Receipts and accounts

  • This material is held at
  • Reference
      GB 133 EGT/2/5
  • Former Reference
      GB 133 EGT/1/3/25-282.
  • Dates of Creation
      1713-1758
  • Physical Description
      248 items.

Scope and Content

This series primarily consists of a series of bills and receipts generated by Samuel Hill and his wife, Lady Elizabeth Hill (always known as Lady Betty), although it also includes some accounts of expenditure. Receipts issued to Lady Betty date from 1722 (the year of her marriage to Hill) to September 1727, shortly before her death from cholera late in the same year (she fell ill whilst visiting London to attend the coronation of George II in October 1727). The receipts of Samuel Hill date from 1713 to his death in 1758. The bills and receipts relate to a wide variety of items, reflecting almost every aspect of the Hills' day-to-day life. They include: housekeeping expenses - for household items, food and drink; payments to diverse craftsmen, such as ironmongers and saddlers; personal expenses of the Hills, for goods such as clothes and shoes (including a number of printed bill heads for purchases made in London shops); social expenses, such as trips to the opera; and doctors' and apothecaries' bills. Stationery and book bills are more frequently made out to Lady Betty, who in 1722 purchased amongst other items Pope's Homer [presumably his translation of the Iliad published in 1720], and in 1727 Swift's Gulliver's Travels, first published in the previous year. Also included are numerous receipts relating to the management of Samuel Hill's estates, such as the payment of labourers' wages, taxes, (eg. land tax, constables' leys, and payments to the poor), and rents paid by Hill. No. 130 is a subscription ticket dated 18 Feb 1730/31 issued to Samuel Hill by William Hogarth, acknowledging receipt of the first payment for 6 prints of A Harlot's Progress: this work was painted in c.1731, with a view to producing engravings which would be issued to subscribers, of which Samuel Hill, with his early-established interest in art, was clearly among the first.
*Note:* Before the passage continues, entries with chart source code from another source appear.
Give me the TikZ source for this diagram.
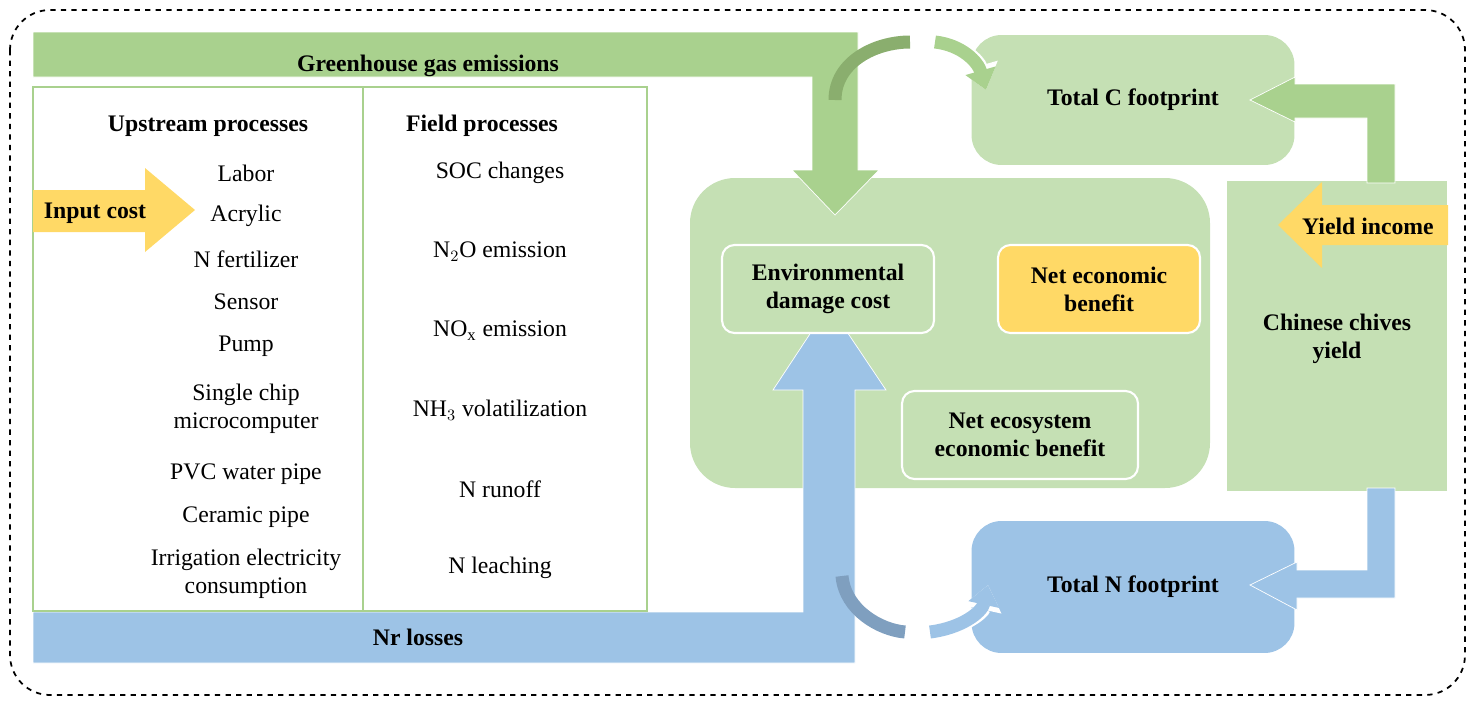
\documentclass[tikz,border=0pt]{standalone}
\usepackage{fontspec}
\setmainfont{Liberation Serif}
\usetikzlibrary{arrows.meta,positioning}
\definecolor{ghg}{HTML}{A9D18E}
\definecolor{pale}{HTML}{C5E0B4}
\definecolor{nr}{HTML}{9DC3E6}
\definecolor{gold}{HTML}{FFD966}
\definecolor{darkg}{HTML}{8AAE6E}
\definecolor{darkb}{HTML}{7F9FBF}
\tikzset{
	txt/.style={font=\fontsize{13.5}{16}\selectfont,align=center},
	bold/.style={txt,font=\fontsize{13.5}{16}\selectfont\bfseries},
	box/.style={bold,draw=white,line width=1.2pt,rounded corners=0.25cm,inner sep=0pt},
	curl/.style={line width=0.26cm},
	edge/.style={preaction={draw=white,line width=0.32cm,-{Triangle[length=0.5cm,width=0.74cm]}}},
}
\begin{document}
\begin{tikzpicture}[x=0.02cm,y=-0.02cm,>={Triangle[length=0.4cm,width=0.6cm]}]
\useasboundingbox (0,0) rectangle (1475,703);

\draw[dashed,line width=1pt,rounded corners=0.8cm] (10,10) rectangle (1465,695);

% centre, footprints and yield
\fill[pale,rounded corners=0.9cm] (690,178) rectangle (1210,488);
\node[box,draw=none,fill=pale,minimum width=6.46cm,minimum height=2.6cm,rounded corners=0.6cm] (tc) at (1133,100) {Total C footprint};
\node[box,draw=none,fill=nr,minimum width=6.46cm,minimum height=2.64cm,rounded corners=0.6cm] (tn) at (1133,587) {Total N footprint};
\node[box,draw=none,fill=pale,rounded corners=0pt,minimum width=4.42cm,minimum height=6.2cm,text depth=0pt] (yld) at (1337,336) {Chinese chives\\yield};

% greenhouse gas arrow
\fill[ghg,draw=white] (33,32)--(858,32)--(858,170)--(879,170)--(835,215)--(792,170)--(812,170)--(812,77)--(33,77)--cycle;
\node[bold] (ghg) at (428,66) {Greenhouse gas emissions};

% Nr arrow
\fill[nr,draw=white] (33,612)--(803,612)--(803,390)--(773,390)--(829,305)--(886,390)--(855,390)--(855,663)--(33,663)--cycle;
\node[bold] (nrl) at (418,637) {Nr losses};

\node[box,fill=pale,minimum width=4.24cm,minimum height=1.76cm] (edc) at (828,289) {Environmental\\damage cost};
\node[box,fill=gold,minimum width=4.04cm,minimum height=1.76cm] (neb) at (1099,289) {Net economic\\benefit};
\node[box,fill=pale,minimum width=4.72cm,minimum height=1.76cm] (neeb) at (1020,435) {Net ecosystem\\economic benefit};

% process table
\draw[ghg,line width=0.8pt] (33,87) rectangle (647,611) (363,87)--(363,611);
\node[bold] (up) at (208,126) {Upstream processes};
\node[bold] (fp) at (482,126) {Field processes};
\foreach \y/\t in {173/Labor,216/Acrylic,259/N fertilizer,302/Sensor,346/Pump,
	409/Single chip\\microcomputer,474/PVC water pipe,517/Ceramic pipe,574/Irrigation electricity\\consumption}
	\node[txt] at (246,\y) {\t};
\foreach \y/\t in {173/SOC changes,252/N$_2$O emission,331/NO$_\mathrm{x}$ emission,
	410/NH$_3$ volatilization,489/N runoff,568/N leaching}
	\node[txt] at (500,\y) {\t};

% input cost
\fill[gold] (33,190)--(145,190)--(145,168)--(195,210)--(145,252)--(145,232)--(33,232)--cycle;
\node[bold] (ic) at (95,213) {Input cost};

% side arrows
\fill[ghg,draw=white] (1367,183)--(1367,118)--(1295,118)--(1295,122)--(1250,100)--(1295,77)--(1295,84)--(1395,84)--(1395,183)--cycle;
\fill[nr,draw=white] (1367,488)--(1367,570)--(1297,570)--(1297,562)--(1250,585)--(1297,610)--(1297,598)--(1395,598)--(1395,488)--cycle;
\fill[gold] (1448,205)--(1322,205)--(1322,182)--(1278,225)--(1322,268)--(1322,245)--(1448,245)--cycle;
\node[bold] (yi) at (1368,226) {Yield income};

% curved arrows
\draw[darkg,curl] (835,100) .. controls (835,62) and (875,42) .. (910,42);
\draw[ghg,curl,edge,->] (935,42) .. controls (962,45) and (978,62) .. (986,90);
\draw[darkb,curl] (842,576) .. controls (845,610) and (880,630) .. (905,632);
\draw[nr,curl,edge,->] (930,632) .. controls (962,628) and (982,612) .. (988,585);
\end{tikzpicture}
\end{document}
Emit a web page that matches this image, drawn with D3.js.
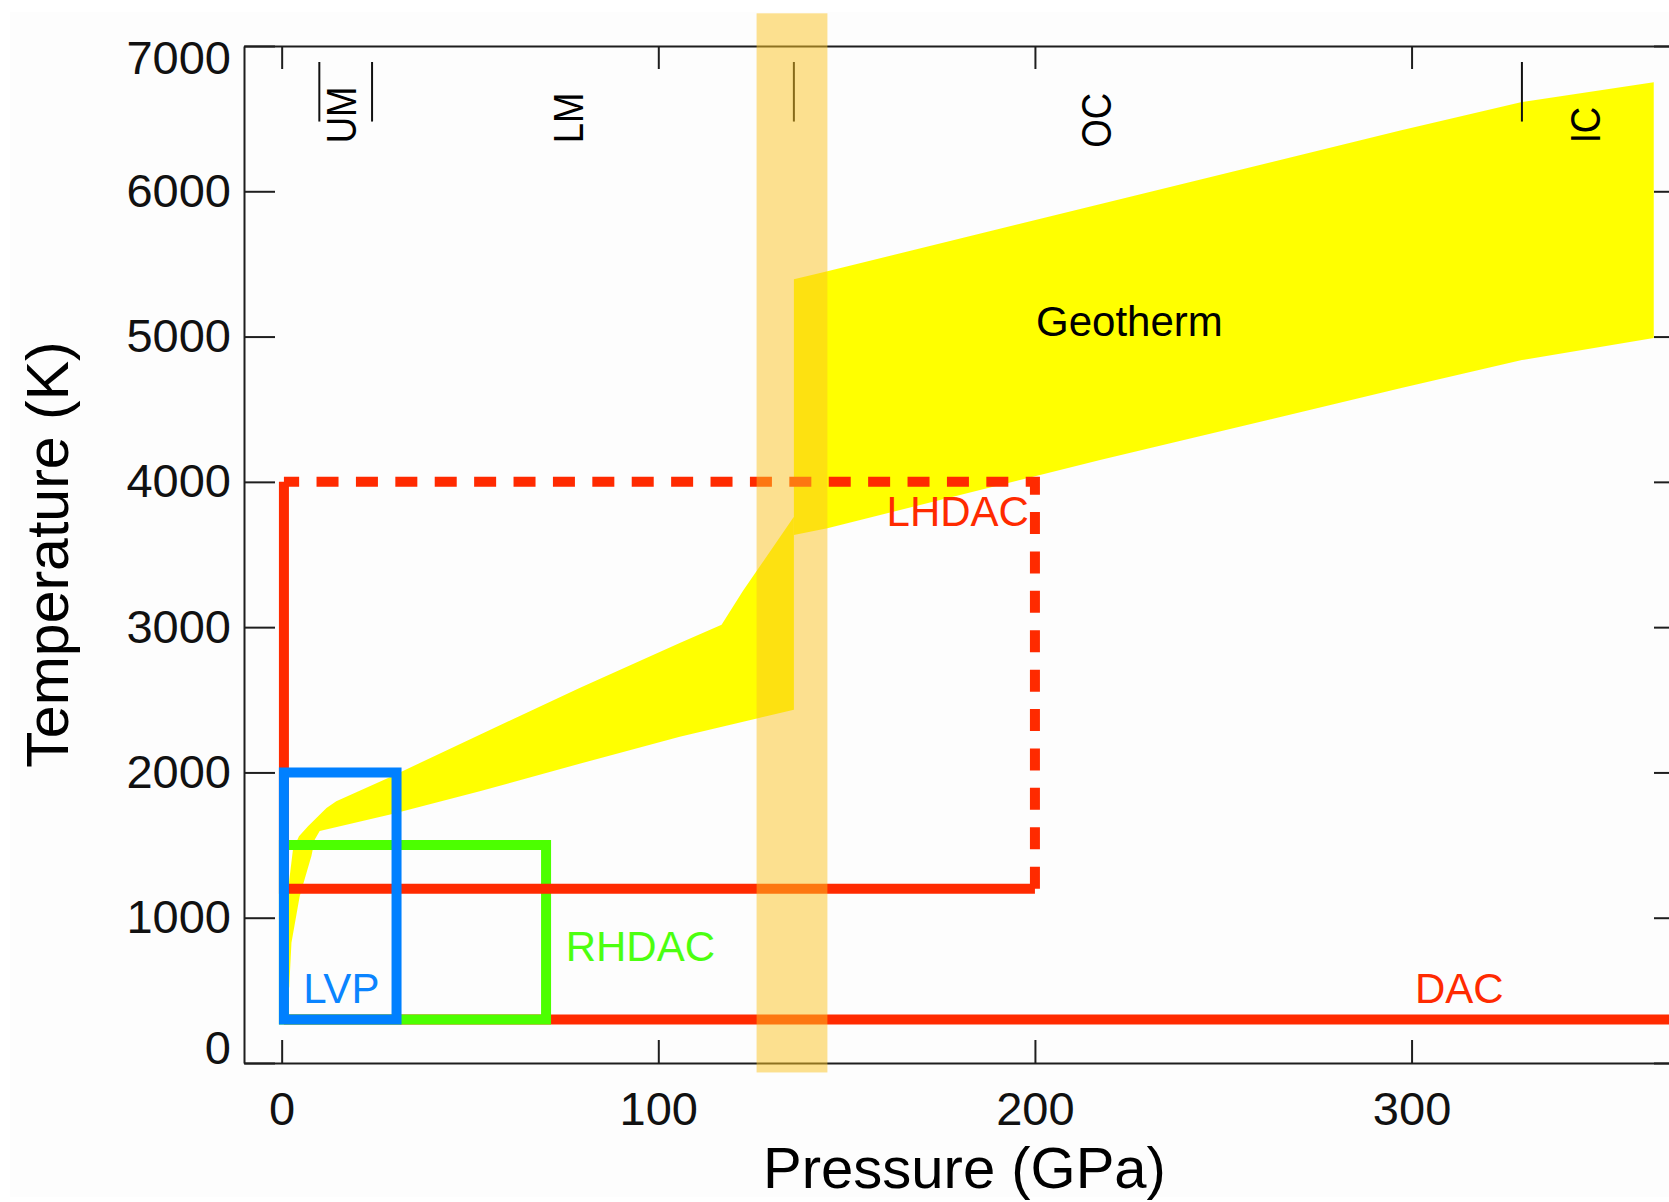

The ticket shows Hogarth's engraving, Boys Peeping at Nature, and is signed and sealed by the artist.

Arrangement

The bills are arranged in chronological order according to the date on which the account was settled, except for 2/5/248 (a land tax receipt) which is dated 7 Jan 1722/3, but which had become separated from the other receipts for a time and has been placed at the end of the sequence. Each item has been given a running number.